George Watson Stacy Bush x 2
It seems unlikely that two men who share the same combination of names as above would be
unrelated but so far I can’t find a link between the two who both give this as their name in the
1911 census. George Watson Bush of 137 Cassland Road, Homerton named his son born in 1910
George Watson Stacy Bush, and gave the name Stacy as a third christian name to all the children
he had with his second wife Flora Isabel Bayliss. His father was the Henry James Bush who married
Anna Maria Stacey in Holborn in 1839, and George Watson was born in Saxmundham in 1846,
though he was baptised as George Walter. His name develops over the years from plain George in
1851 to George W. S. Bush in 1901. While he grew up in Norwich, and married his first wife,
Caroline Barber, there in 1869, he spent much of his time working in Hackney, first as a
Commercial traveller in hardware, then as a railway clerk, and finally as a registration clerk for
voters. Caroline died in 1896, and he married the 22 year old Flora in Hackney in 1899; their eight
children would join the three he already had from his first marriage. He died in 1920 in Hackney.

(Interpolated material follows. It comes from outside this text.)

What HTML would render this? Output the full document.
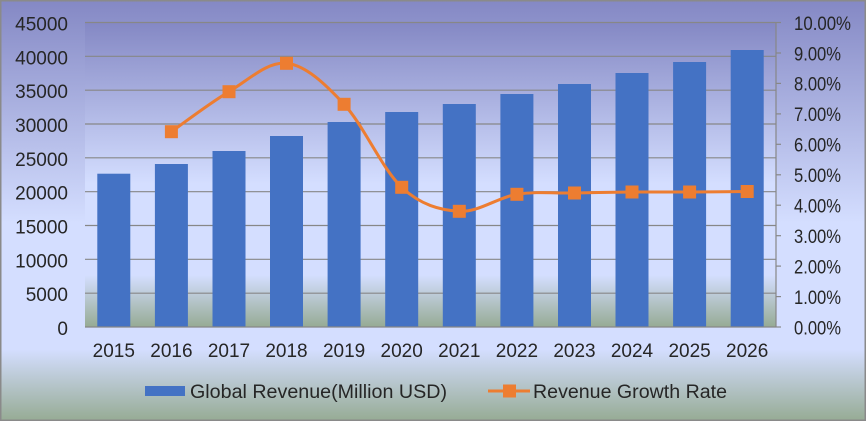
<!DOCTYPE html>
<html>
<head>
<meta charset="utf-8">
<style>
  html,body{margin:0;padding:0;background:#fff;}
  svg{display:block;}
  text{font-family:"Liberation Sans","Noto Sans CJK SC",sans-serif;fill:#262626;font-size:19px;}
</style>
</head>
<body>
<svg width="866" height="421" viewBox="0 0 866 421" xmlns="http://www.w3.org/2000/svg">
  <defs>
    <linearGradient id="fog" x1="0" y1="0" x2="0" y2="1">
      <stop offset="0" stop-color="#8488C4"/>
      <stop offset="0.53" stop-color="#D4DEFF"/>
      <stop offset="0.83" stop-color="#D4DEFF"/>
      <stop offset="1" stop-color="#96AB94"/>
    </linearGradient>
  </defs>
  <!-- chart area -->
  <rect x="0" y="0" width="866" height="421" fill="url(#fog)"/>
  <rect x="0.75" y="0.75" width="864.5" height="419.5" fill="none" stroke="#8a8a8a" stroke-width="1.5"/>
  <!-- plot area -->
  <rect x="85" y="22.5" width="691" height="304.5" fill="url(#fog)"/>

  <!-- gridlines -->
  <g stroke="#878787" stroke-width="1.2">
    <line x1="85" y1="22.5" x2="776" y2="22.5"/>
    <line x1="85" y1="56.3" x2="776" y2="56.3"/>
    <line x1="85" y1="90.2" x2="776" y2="90.2"/>
    <line x1="85" y1="124" x2="776" y2="124"/>
    <line x1="85" y1="157.8" x2="776" y2="157.8"/>
    <line x1="85" y1="191.7" x2="776" y2="191.7"/>
    <line x1="85" y1="225.5" x2="776" y2="225.5"/>
    <line x1="85" y1="259.3" x2="776" y2="259.3"/>
    <line x1="85" y1="293.2" x2="776" y2="293.2"/>
  </g>

  <!-- bars -->
  <g fill="#4472C4">
    <rect x="97.3" y="173.7" width="33" height="153.3"/>
    <rect x="154.9" y="164" width="33" height="163"/>
    <rect x="212.5" y="151" width="33" height="176"/>
    <rect x="270" y="136" width="33" height="191"/>
    <rect x="327.6" y="122" width="33" height="205"/>
    <rect x="385.2" y="112" width="33" height="215"/>
    <rect x="442.8" y="104" width="33" height="223"/>
    <rect x="500.4" y="94" width="33" height="233"/>
    <rect x="558" y="84" width="33" height="243"/>
    <rect x="615.5" y="73" width="33" height="254"/>
    <rect x="673.1" y="62" width="33" height="265"/>
    <rect x="730.7" y="50" width="33" height="277"/>
  </g>

  <!-- axes -->
  <g stroke="#878787" stroke-width="1.2">
    <line x1="85" y1="327" x2="776" y2="327"/>
    <line x1="776" y1="22.5" x2="776" y2="327"/>
    <line x1="776" y1="22.5" x2="781" y2="22.5"/>
    <line x1="776" y1="53" x2="781" y2="53"/>
    <line x1="776" y1="83.4" x2="781" y2="83.4"/>
    <line x1="776" y1="113.9" x2="781" y2="113.9"/>
    <line x1="776" y1="144.3" x2="781" y2="144.3"/>
    <line x1="776" y1="174.8" x2="781" y2="174.8"/>
    <line x1="776" y1="205.2" x2="781" y2="205.2"/>
    <line x1="776" y1="235.7" x2="781" y2="235.7"/>
    <line x1="776" y1="266.1" x2="781" y2="266.1"/>
    <line x1="776" y1="296.6" x2="781" y2="296.6"/>
    <line x1="776" y1="327" x2="781" y2="327"/>
  </g>

  <!-- growth line -->
  <path d="M171.38,131.7 C180.98,125.03 209.77,103.1 228.96,91.7 C248.15,80.3 267.35,61.2 286.54,63.3 C305.73,65.4 324.93,83.63 344.12,104.3 C363.31,124.97 382.52,169.47 401.71,187.3 C420.9,205.13 440.1,210.13 459.29,211.3 C478.48,212.47 497.68,197.35 516.87,194.3 C536.06,191.25 555.27,193.38 574.46,193.0 C593.65,192.62 612.85,192.17 632.04,192.0 C651.23,191.83 670.43,192.08 689.62,192.0 C708.81,191.92 737.61,191.58 747.21,191.5" fill="none" stroke="#ED7D31" stroke-width="3" stroke-linejoin="round" stroke-linecap="round"/>
  <g fill="#ED7D31">
    <rect x="164.9" y="125.2" width="13" height="13"/>
    <rect x="222.5" y="85.2" width="13" height="13"/>
    <rect x="280" y="56.8" width="13" height="13"/>
    <rect x="337.6" y="97.8" width="13" height="13"/>
    <rect x="395.2" y="180.8" width="13" height="13"/>
    <rect x="452.8" y="204.8" width="13" height="13"/>
    <rect x="510.4" y="187.8" width="13" height="13"/>
    <rect x="568" y="186.5" width="13" height="13"/>
    <rect x="625.5" y="185.5" width="13" height="13"/>
    <rect x="683.1" y="185.5" width="13" height="13"/>
    <rect x="740.7" y="185" width="13" height="13"/>
  </g>

  <!-- left axis labels -->
  <g text-anchor="end">
    <text x="68" y="30.5">45000</text>
    <text x="68" y="64.3">40000</text>
    <text x="68" y="98.2">35000</text>
    <text x="68" y="132">30000</text>
    <text x="68" y="165.8">25000</text>
    <text x="68" y="199.7">20000</text>
    <text x="68" y="233.5">15000</text>
    <text x="68" y="267.3">10000</text>
    <text x="68" y="301.2">5000</text>
    <text x="68" y="335">0</text>
  </g>

  <!-- right axis labels -->
  <g>
    <text x="794" y="29.8" textLength="57" lengthAdjust="spacingAndGlyphs">10.00%</text>
    <text x="794" y="60.3" textLength="47" lengthAdjust="spacingAndGlyphs">9.00%</text>
    <text x="794" y="90.7" textLength="47" lengthAdjust="spacingAndGlyphs">8.00%</text>
    <text x="794" y="121.2" textLength="47" lengthAdjust="spacingAndGlyphs">7.00%</text>
    <text x="794" y="151.6" textLength="47" lengthAdjust="spacingAndGlyphs">6.00%</text>
    <text x="794" y="182.1" textLength="47" lengthAdjust="spacingAndGlyphs">5.00%</text>
    <text x="794" y="212.5" textLength="47" lengthAdjust="spacingAndGlyphs">4.00%</text>
    <text x="794" y="243" textLength="47" lengthAdjust="spacingAndGlyphs">3.00%</text>
    <text x="794" y="273.4" textLength="47" lengthAdjust="spacingAndGlyphs">2.00%</text>
    <text x="794" y="303.9" textLength="47" lengthAdjust="spacingAndGlyphs">1.00%</text>
    <text x="794" y="334.3" textLength="47" lengthAdjust="spacingAndGlyphs">0.00%</text>
  </g>

  <!-- x axis labels -->
  <g text-anchor="middle">
    <text x="113.8" y="357">2015</text>
    <text x="171.4" y="357">2016</text>
    <text x="229" y="357">2017</text>
    <text x="286.5" y="357">2018</text>
    <text x="344.1" y="357">2019</text>
    <text x="401.7" y="357">2020</text>
    <text x="459.3" y="357">2021</text>
    <text x="516.9" y="357">2022</text>
    <text x="574.5" y="357">2023</text>
    <text x="632" y="357">2024</text>
    <text x="689.6" y="357">2025</text>
    <text x="747.2" y="357">2026</text>
  </g>

  <!-- legend -->
  <rect x="145" y="386" width="40" height="10" fill="#4472C4"/>
  <text x="190" y="397.8" textLength="257" lengthAdjust="spacingAndGlyphs">Global Revenue(Million USD)</text>
  <line x1="488" y1="391" x2="530" y2="391" stroke="#ED7D31" stroke-width="3"/>
  <rect x="503" y="384.5" width="13" height="13" fill="#ED7D31"/>
  <text x="533" y="397.8" textLength="194" lengthAdjust="spacingAndGlyphs">Revenue Growth Rate</text>
</svg>
</body>
</html>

The second George Watson Stacy Bush first appears with this full name on his enlistment into the
RAMC on the 15th September 1884. Aged 21 and born in Norwich, he has been working as a Clerk
presumably in Surrey as he has served with the Surrey militia and enlists at Kingston. He signs his
full name with the good handwriting expected of a clerk. By the time he was discharged in 1905 he
had served in Egypt, Malta and South Africa; he had also married Edith Mary Alexander in Hackney
in 1892 - when he names his father as George William Bush, a Commercial traveller - and had
three children, all of whom have the third christian name of Stacy. On his discharge the family
went to live in Thornton Heath, but by 1918 they have moved to Enfield where he died in 1933.
There is some confusion over the date of his birth: the Army List gives it as 16 September 1863,
while for the Civil Service evidence of age he says it is 10 August 1864; unfortunately neither of
these dates correspond to the birth or baptism of a George Bush in Norwich. Also unfortunately
he doesn’t seem to appear in any censuses until after his discharge from the Army.
The George Bush he is most often identified with in family trees on Ancestry was born in
Garvestone in Norfolk and baptised there as George William Bush on the 30th March 1866 to
parents George Bush and Mary Ann Soones. They had married in the Mitford registration district
(which includes Yaxham and Garvestone) in 1853, and their daughter Ann Elizabeth was baptised
in Yaxham on the 3rd October 1858 when George is described as a Farmer. By 1866 when George
was baptised his father is an innkeeper in Garvestone, though newspaper reports of goings on at
the White Horse say he is a farmer and innkeeper. In the 1871 census Mary Ann is in Norwich,
described as an innkeeper and married, there’s no sign of George senior; she had another
daughter, Harriet Ann, born on the 11th August 1875, and baptised with no father’s name on 20th
September 1885. Mary Ann is a widow in the 1881 census, living with children George and Harriet;
George by this time is 16 and a tinware manufacturer.
I know three years is a long time but I find it hard to believe he went from this to living in Surrey,
working as a clerk, joining the militia and extending his name. His father was not a commercial
traveller, though the first George Watson Stacy Bush was in 1881, and it might be a coincidence
that the second George Watson Stacy Bush married in Hackney where the first George Watson
Stacy Bush worked from before 1881. The first George Watson Stacy Bush would have been 18 in
1864, and was living at home with his parents still in Norwich, working as a Collecting Clerk. You
can probably guess what I’m thinking … The second George Watson Stacy Bush was possibly born
with a different surname and though perhaps supported by his father’s family grew up away from
Norwich. They must have maintained contact for him to take on his full father’s name by the time
he enlisted; did he say his father’s name was George William Bush on his marriage to spare the
blushes of the local registration clerk?